As the core solution of Boundless for Rollups, OP Kailua—launched by RISC Zero—is specifically designed for Optimism-based rollups, enabling teams to surpass traditional OP architectures in both performance and security.

Kailua offers two modes for gradual upgrades:

Hybrid Mode (ZK Fraud Proof): Replaces multi-round interactive fault proofs with ZK Fraud Proof, greatly reducing dispute resolution complexity and cost. Malicious actors bear proof fees, finality shortened to ~3 hours.
Validity Mode (ZK Validity Proof): Transitions directly to a ZK Rollup, using zero-knowledge validity proofs to eliminate disputes entirely, achieving <1 hour finality and the highest security level.

Kailua enables smooth upgrades for OP chains—from optimistic → hybrid → ZK Rollup—meeting Stage 2 decentralization requirements, lowering upgrade barriers, and improving economics for high-throughput scenarios. While preserving continuity of existing applications and toolchains, the OP ecosystem gradually gains fast finality, lower staking costs, and stronger security. Eclipse has already used Kailua to implement ZK Fraud Proof for accelerated upgrades; BOB has completed its transition to a ZK Rollup.

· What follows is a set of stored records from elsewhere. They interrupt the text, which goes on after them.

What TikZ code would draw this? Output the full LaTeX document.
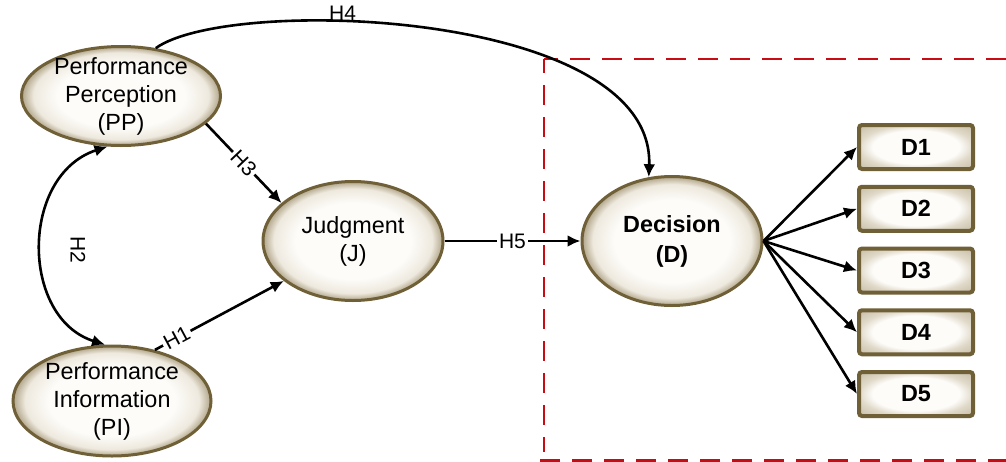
\documentclass[tikz,border=0pt]{standalone}
\usepackage{fontspec}
\setmainfont{Liberation Sans}
\usetikzlibrary{shapes.geometric,arrows.meta}
\definecolor{eggin}{RGB}{253,252,249}
\definecolor{eggmid}{RGB}{238,233,222}
\definecolor{eggout}{RGB}{176,164,136}
\definecolor{boxmid}{RGB}{225,218,202}
\definecolor{boxout}{RGB}{196,186,162}
\definecolor{eggline}{RGB}{112,96,56}
\definecolor{boxred}{RGB}{200,12,20}
\pgfdeclareradialshading{eggglow}{\pgfpoint{0bp}{0bp}}{color(0bp)=(eggin); color(16bp)=(eggin); color(22bp)=(eggmid); color(25bp)=(eggout); color(50bp)=(eggout)}
\pgfdeclareradialshading{boxglow}{\pgfpoint{0bp}{0bp}}{color(0bp)=(eggin); color(19bp)=(eggin); color(25bp)=(boxmid); color(36bp)=(boxout); color(50bp)=(boxout)}
\begin{document}
\begin{tikzpicture}[x=0.5pt,y=-0.5pt,>={Latex[length=6.5pt,width=6pt]},
	font=\fontsize{11.7}{14}\selectfont,
	egg/.style={ellipse,draw=eggline,line width=1.5pt,shade,shading=eggglow,inner sep=0pt,label={[align=center]center:#1}},
	boldegg/.style={ellipse,draw=eggline,line width=1.5pt,shade,shading=eggglow,inner sep=0pt,label={[align=center,font=\fontsize{11.7}{15}\selectfont\bfseries]center:#1}},
	dbox/.style={rectangle,rounded corners=1.5pt,draw=eggline,line width=2pt,shade,shading=boxglow,minimum width=57pt,minimum height=22pt,font=\fontsize{11.7}{14}\selectfont\bfseries},
	link/.style={->,line width=1.3pt},
	hyp/.style={font=\fontsize{10.5}{12}\selectfont,inner sep=1pt,fill=white}]
	\useasboundingbox (0,0) rectangle (1006,461);

	% Decision boundary
	\draw[boxred,line width=1.2pt,dash pattern=on 10pt off 6pt,dash phase=3pt] (544,59) -- (1006,59);
	\draw[boxred,line width=1.2pt,dash pattern=on 10pt off 6pt,dash phase=3pt] (544,59) -- (544,452);
	\draw[boxred,line width=1.2pt,dash pattern=on 10pt off 6pt] (540,460.5) -- (1006,460.5);

	% Constructs
	\node[egg={Performance\\Perception\\(PP)},minimum width=99.5pt,minimum height=49.5pt] (pp) at (121,96) {};
	\node[egg={Performance\\Information\\(PI)},minimum width=99pt,minimum height=55pt] (pi) at (112,401) {};
	\node[egg={Judgment\\(J)},minimum width=90pt,minimum height=59.5pt] (j) at (353,241) {};
	\node[boldegg={Decision\\(D)},minimum width=90pt,minimum height=64.5pt] (d) at (672,241) {};

	% Decision items
	\foreach \n in {1,...,5}
		\node[dbox] (d\n) at (916,85.25+61.75*\n) {D\n};
	\foreach \n in {1,...,5}
		\draw[link] (d.east) -- (d\n.west);

	% Hypotheses
	\draw[link] (pi.50) -- node[hyp,sloped,pos=0.17]{H1} (j.210);
	\draw[link,<->] (pp.255) .. controls (20,175) and (20,318) .. (pi.97);
	\node[hyp,fill=none,rotate=-90] (h2) at (78,250) {H2};
	\draw[link] (pp.-18) -- node[hyp,sloped]{H3} (j.152);
	\draw[link] (pp.54) .. controls (230,-5) and (655,10) .. node[hyp,fill=none,pos=0.37,above,inner sep=0pt]{H4} (d.110);
	\draw[link] (j.east) -- node[hyp]{H5} (d.west);
\end{tikzpicture}
\end{document}
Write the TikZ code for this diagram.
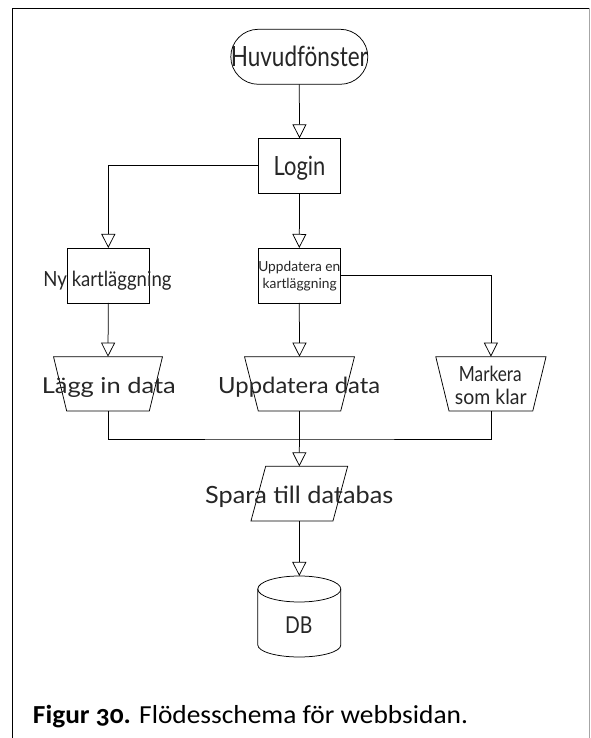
\documentclass[tikz,border=0pt]{standalone}
\usepackage{fontspec}
\usepackage{graphicx}
\usetikzlibrary{arrows.meta}
\newfontfamily\cadfont{Lato}
\newfontfamily\capfont{Carlito}[Numbers=OldStyle]
\newcommand\fitw[2]{\makebox[0pt]{\resizebox{#1}{\height}{#2}}}
\newcommand\cadsize[1]{\cadfont\fontsize{#1}{#1}\selectfont}
\begin{document}
\begin{tikzpicture}[x=1pt,y=1pt,
  lbl/.style={inner sep=0pt, outer sep=0pt, anchor=base, text=black!85},
  ln/.style={line width=0.75pt, draw=black},
  arr/.style={ln, -{Triangle[open, length=14pt, width=14pt]}},
  box/.style={ln, rectangle, inner sep=0pt, outer sep=0pt, minimum width=82.4pt, minimum height=55pt},
  ghost/.style={rectangle, inner sep=0pt, outer sep=0pt, minimum height=54.4pt},
]
\fill[white] (0,0) rectangle (590,738);
\useasboundingbox (0,0) rectangle (590,738);
% frame
\draw[line width=1.8pt] (12.5,0) -- (12.5,729.5) -- (590,729.5);
\draw[line width=0.6pt, black!35] (588.8,0) -- (588.8,729.5);

% shapes
\node[ln, rectangle, rounded corners=27.5pt, minimum width=137pt, minimum height=55pt, inner sep=0pt, outer sep=0pt] (huvud) at (299.3,681.2) {};
\node[box] (login) at (299.5,572.2) {};
\node[box] (ny) at (108.3,462.5) {};
\node[box] (upp) at (299.3,462.5) {};
\node[ghost, minimum width=82.6pt] (lagg) at (108,354.1) {};
\node[ghost, minimum width=82.4pt] (uppd) at (299.5,354.1) {};
\node[ghost, minimum width=83.7pt] (mark) at (490.9,354.1) {};
\node[ghost, minimum width=82pt, minimum height=54.7pt] (spara) at (299.3,244.3) {};
\node[ghost, minimum width=83pt, minimum height=81pt] (db) at (299.3,121.5) {};

\draw[ln] ([xshift=-13.2pt]lagg.north west) -- ([xshift=13.2pt]lagg.north east) -- (lagg.south east) -- (lagg.south west) -- cycle;
\draw[ln] ([xshift=-13.8pt]uppd.north west) -- ([xshift=13.8pt]uppd.north east) -- (uppd.south east) -- (uppd.south west) -- cycle;
\draw[ln] ([xshift=-13.3pt]mark.north west) -- ([xshift=13.3pt]mark.north east) -- (mark.south east) -- (mark.south west) -- cycle;
\draw[ln] ([xshift=7.35pt]spara.north west) -- ([xshift=7.35pt]spara.north east) -- ([xshift=-7.35pt]spara.south east) -- ([xshift=-7.35pt]spara.south west) -- cycle;
\draw[ln] ([yshift=-13pt]db.north) ellipse [x radius=41.5pt, y radius=13pt];
\draw[ln] ([yshift=-13pt]db.north west) -- ([yshift=12pt]db.south west) arc [start angle=180, end angle=360, x radius=41.5pt, y radius=12pt] -- ([yshift=-13pt]db.north east);

% connectors
\coordinate (mrg) at (299.3,299);
\draw[arr] (huvud.south) -- (login.north);
\draw[arr] (login.west) -| (ny.north);
\draw[arr] (login.south) -- (upp.north);
\draw[arr] (ny.south) -- (lagg.north);
\draw[arr] (upp.south) -- (uppd.north);
\draw[arr] (upp.east) -| (mark.north);
\draw[ln] (lagg.south) |- (mrg) -| (mark.south);
\draw[arr] (uppd.south) -- (spara.north);
\draw[arr] (spara.south) -- (db.north);

% texts
\node[lbl, font=\cadsize{27.9}] (huvud-t) at (299.3,671.3) {\fitw{137pt}{Huvudfönster}};
\node[lbl, font=\cadsize{26.5}] (login-t) at (299.5,562.3) {\fitw{51.7pt}{Login}};
\node[lbl, font=\cadsize{20.9}] (ny-t) at (107.5,451.3) {\fitw{128pt}{Ny kartläggning}};
\node[lbl, font=\cadsize{13.9}] (upp-t1) at (299.3,466.3) {\fitw{82pt}{Uppdatera en}};
\node[lbl, font=\cadsize{13.9}] (upp-t2) at (299.7,449) {\fitw{74pt}{kartläggning}};
\node[lbl, font=\cadsize{21.9}] (lagg-t) at (108.8,344.7) {\fitw{134pt}{Lägg in data}};
\node[lbl, font=\cadsize{22.3}] (uppd-t) at (299.2,344.7) {\fitw{162pt}{Uppdatera data}};
\node[lbl, font=\cadsize{20.9}] (mark-t1) at (490.3,356.3) {\fitw{62.7pt}{Markera}};
\node[lbl, font=\cadsize{20.9}] (mark-t2) at (490.8,333) {\fitw{71.7pt}{som klar}};
\node[lbl, font=\cadsize{23.7}] (spara-t) at (299.2,234.7) {\fitw{188pt}{Spara till databas}};
\node[lbl, font=\cadsize{23.3}] (db-t) at (298.7,104.7) {\fitw{27.3pt}{DB}};

% caption
\node[inner sep=0pt, outer sep=0pt, anchor=base west, font=\capfont\fontsize{26}{30}\selectfont] (cap) at (33,15) {\resizebox{435pt}{\height}{\textbf{Figur 30.} Flödesschema för webbsidan.}};
\end{tikzpicture}
\end{document}
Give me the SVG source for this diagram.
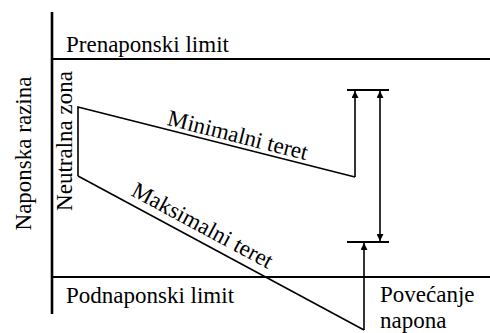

5.4 The Signal: A ZK Signal Layer for Cross-Chain Interoperability

Positioning and Mechanism

The Signal is a core application launched by Boundless—an open-source ZK consensus client. It compresses Ethereum beacon chain finality events into a single zero-knowledge proof, which any chain or contract can directly verify—enabling trust-minimized cross-chain interactions without multisig or oracles. Its value lies in granting Ethereum’s final state "global readability," laying the foundation for cross-chain liquidity and logic interaction, while significantly reducing redundant computation and gas costs.

Operation Mechanism

Boost The Signal: Users can "amplify the signal" by submitting proof requests, with all ETH directly funding new proofs to extend signal duration, benefiting all chains and applications.
Prove The Signal: Anyone can run a Boundless Prover node to generate ZK proofs of Ethereum blocks and broadcast them, replacing traditional multisig verification and forming a cross-chain consensus layer based on "math instead of trust."
Expansion Path: Initially generate continuous proofs for finalized Ethereum blocks ("Ethereum Signal"), then extend to other public chains for unified multi-chain signals, and ultimately interconnect on a shared cryptographic signal layer—"shared wavelength"—enabling asset-free, non-custodial cross-chain interoperability.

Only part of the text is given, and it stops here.